• [Work to be completed] Copy the data that follows, character for character, minus the pictures.

= = = = =

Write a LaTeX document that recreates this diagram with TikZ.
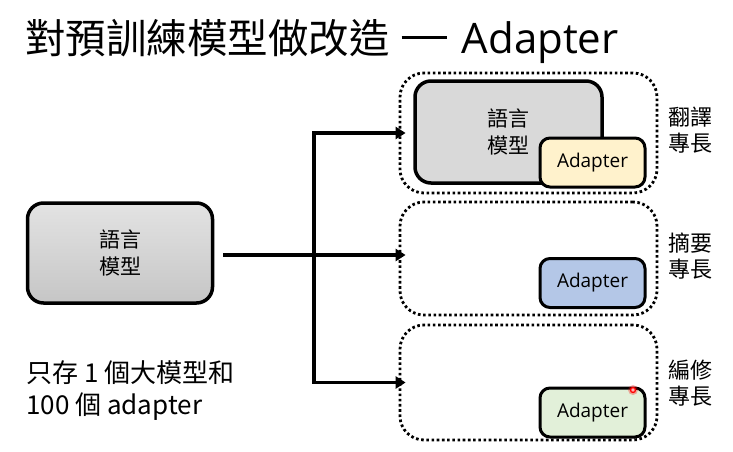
\documentclass[tikz,border=0pt]{standalone}
\usepackage{fontspec}
\setmainfont{Noto Sans CJK TC}
\newfontfamily\latin{Open Sans}
\usetikzlibrary{arrows.meta,positioning}
\definecolor{modelgray}{HTML}{D9D9D9}
\definecolor{adyellow}{HTML}{FFF2CC}
\definecolor{adblue}{HTML}{B4C7E7}
\definecolor{adgreen}{HTML}{E2F0D9}
\tikzset{
  model/.style={draw, line width=3.5pt, rounded corners=16pt, align=center, inner sep=0pt,
    font=\fontsize{21}{27}\selectfont},
  adapterbox/.style={draw, line width=3pt, rounded corners=10pt, inner sep=0pt,
    minimum width=105pt, minimum height=49pt, font=\latin\fontsize{19}{22}\selectfont},
  groupbox/.style={draw, line width=2.8pt, dash pattern=on 2.6pt off 2.6pt,
    rounded corners=24pt, inner sep=0pt, minimum width=257pt},
  skill/.style={align=center, font=\fontsize{22}{26}\selectfont},
  feed/.style={line width=3.2pt, line join=miter, shorten >=-7pt, shorten <=-7pt},
  tip/.tip={Triangle[length=10pt,width=12pt]}
}
\begin{document}
\begin{tikzpicture}[x=1pt, y=-1pt]
  \useasboundingbox (0,0) rectangle (733,452);
  \node[anchor=west, inner sep=0pt, font=\fontsize{40.5}{44}\selectfont] (title) at (25,41)
    {對預訓練模型做改造\hspace{12pt}\rule[14pt]{45pt}{2.8pt}\hspace{15pt}{\latin\fontsize{42}{44}\selectfont Adapter}};
  % the shared model
  \node[model, minimum width=185pt, minimum height=100pt, top color=gray!22, bottom color=gray!45] (base) at (120,253) {語言\\模型};
  \node[anchor=west, align=left, inner sep=0pt, font=\fontsize{26}{32}\selectfont] (note) at (26,391) {只存 1 個大模型和\\100 個 adapter};
  % three tasks
  \node[groupbox, minimum height=120pt] (group1) at (528.5,133) {};
  \node[groupbox, minimum height=113pt] (group2) at (528.5,258.5) {};
  \node[groupbox, minimum height=115pt] (group3) at (528.5,382.5) {};
  \node[model, fill=modelgray, minimum width=187pt, minimum height=102pt] (big) at (508.5,132) {語言\\模型};
  \node[adapterbox, fill=adyellow] (ad1) at (592.5,162.5) {Adapter};
  \node[adapterbox, fill=adblue] (ad2) at (592.5,283) {Adapter};
  \node[adapterbox, fill=adgreen] (ad3) at (592.5,412.5) {Adapter};
  \node[skill] (sk1) at (690,130) {翻譯\\專長};
  \node[skill] (sk2) at (690,256.5) {摘要\\專長};
  \node[skill] (sk3) at (690,383) {編修\\專長};
  \node[circle, inner sep=0pt, minimum size=10pt, fill=red, opacity=0.3] (glow) at (633,390) {};
  \node[circle, inner sep=0pt, minimum size=5pt, draw=red, line width=1.3pt, fill=red!30] (dot) at (glow) {};
  % connectors
  \coordinate (fork) at (314,0);
  \draw[line width=3.2pt, shorten >=-7pt, -tip] (base.east) ++(9,2) coordinate (out) -- (out -| group2.west);
  \draw[feed, tip-tip] (group1.west) -- (fork |- group1.west) -- (fork |- group3.west) -- (group3.west);
\end{tikzpicture}
\end{document}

= = = = =

• [Answer to this task]
Write a LaTeX document that recreates this diagram with TikZ.
\documentclass[tikz,border=0pt]{standalone}
\usepackage{fontspec}
\setmainfont{Noto Sans CJK TC}
\newfontfamily\latin{Open Sans}
\usetikzlibrary{arrows.meta,positioning}
\definecolor{modelgray}{HTML}{D9D9D9}
\definecolor{adyellow}{HTML}{FFF2CC}
\definecolor{adblue}{HTML}{B4C7E7}
\definecolor{adgreen}{HTML}{E2F0D9}
\tikzset{
  model/.style={draw, line width=3.5pt, rounded corners=16pt, align=center, inner sep=0pt,
    font=\fontsize{21}{27}\selectfont},
  adapterbox/.style={draw, line width=3pt, rounded corners=10pt, inner sep=0pt,
    minimum width=105pt, minimum height=49pt, font=\latin\fontsize{19}{22}\selectfont},
  groupbox/.style={draw, line width=2.8pt, dash pattern=on 2.6pt off 2.6pt,
    rounded corners=24pt, inner sep=0pt, minimum width=257pt},
  skill/.style={align=center, font=\fontsize{22}{26}\selectfont},
  feed/.style={line width=3.2pt, line join=miter, shorten >=-7pt, shorten <=-7pt},
  tip/.tip={Triangle[length=10pt,width=12pt]}
}
\begin{document}
\begin{tikzpicture}[x=1pt, y=-1pt]
  \useasboundingbox (0,0) rectangle (733,452);
  \node[anchor=west, inner sep=0pt, font=\fontsize{40.5}{44}\selectfont] (title) at (25,41)
    {對預訓練模型做改造\hspace{12pt}\rule[14pt]{45pt}{2.8pt}\hspace{15pt}{\latin\fontsize{42}{44}\selectfont Adapter}};
  % the shared model
  \node[model, minimum width=185pt, minimum height=100pt, top color=gray!22, bottom color=gray!45] (base) at (120,253) {語言\\模型};
  \node[anchor=west, align=left, inner sep=0pt, font=\fontsize{26}{32}\selectfont] (note) at (26,391) {只存 1 個大模型和\\100 個 adapter};
  % three tasks
  \node[groupbox, minimum height=120pt] (group1) at (528.5,133) {};
  \node[groupbox, minimum height=113pt] (group2) at (528.5,258.5) {};
  \node[groupbox, minimum height=115pt] (group3) at (528.5,382.5) {};
  \node[model, fill=modelgray, minimum width=187pt, minimum height=102pt] (big) at (508.5,132) {語言\\模型};
  \node[adapterbox, fill=adyellow] (ad1) at (592.5,162.5) {Adapter};
  \node[adapterbox, fill=adblue] (ad2) at (592.5,283) {Adapter};
  \node[adapterbox, fill=adgreen] (ad3) at (592.5,412.5) {Adapter};
  \node[skill] (sk1) at (690,130) {翻譯\\專長};
  \node[skill] (sk2) at (690,256.5) {摘要\\專長};
  \node[skill] (sk3) at (690,383) {編修\\專長};
  \node[circle, inner sep=0pt, minimum size=10pt, fill=red, opacity=0.3] (glow) at (633,390) {};
  \node[circle, inner sep=0pt, minimum size=5pt, draw=red, line width=1.3pt, fill=red!30] (dot) at (glow) {};
  % connectors
  \coordinate (fork) at (314,0);
  \draw[line width=3.2pt, shorten >=-7pt, -tip] (base.east) ++(9,2) coordinate (out) -- (out -| group2.west);
  \draw[feed, tip-tip] (group1.west) -- (fork |- group1.west) -- (fork |- group3.west) -- (group3.west);
\end{tikzpicture}
\end{document}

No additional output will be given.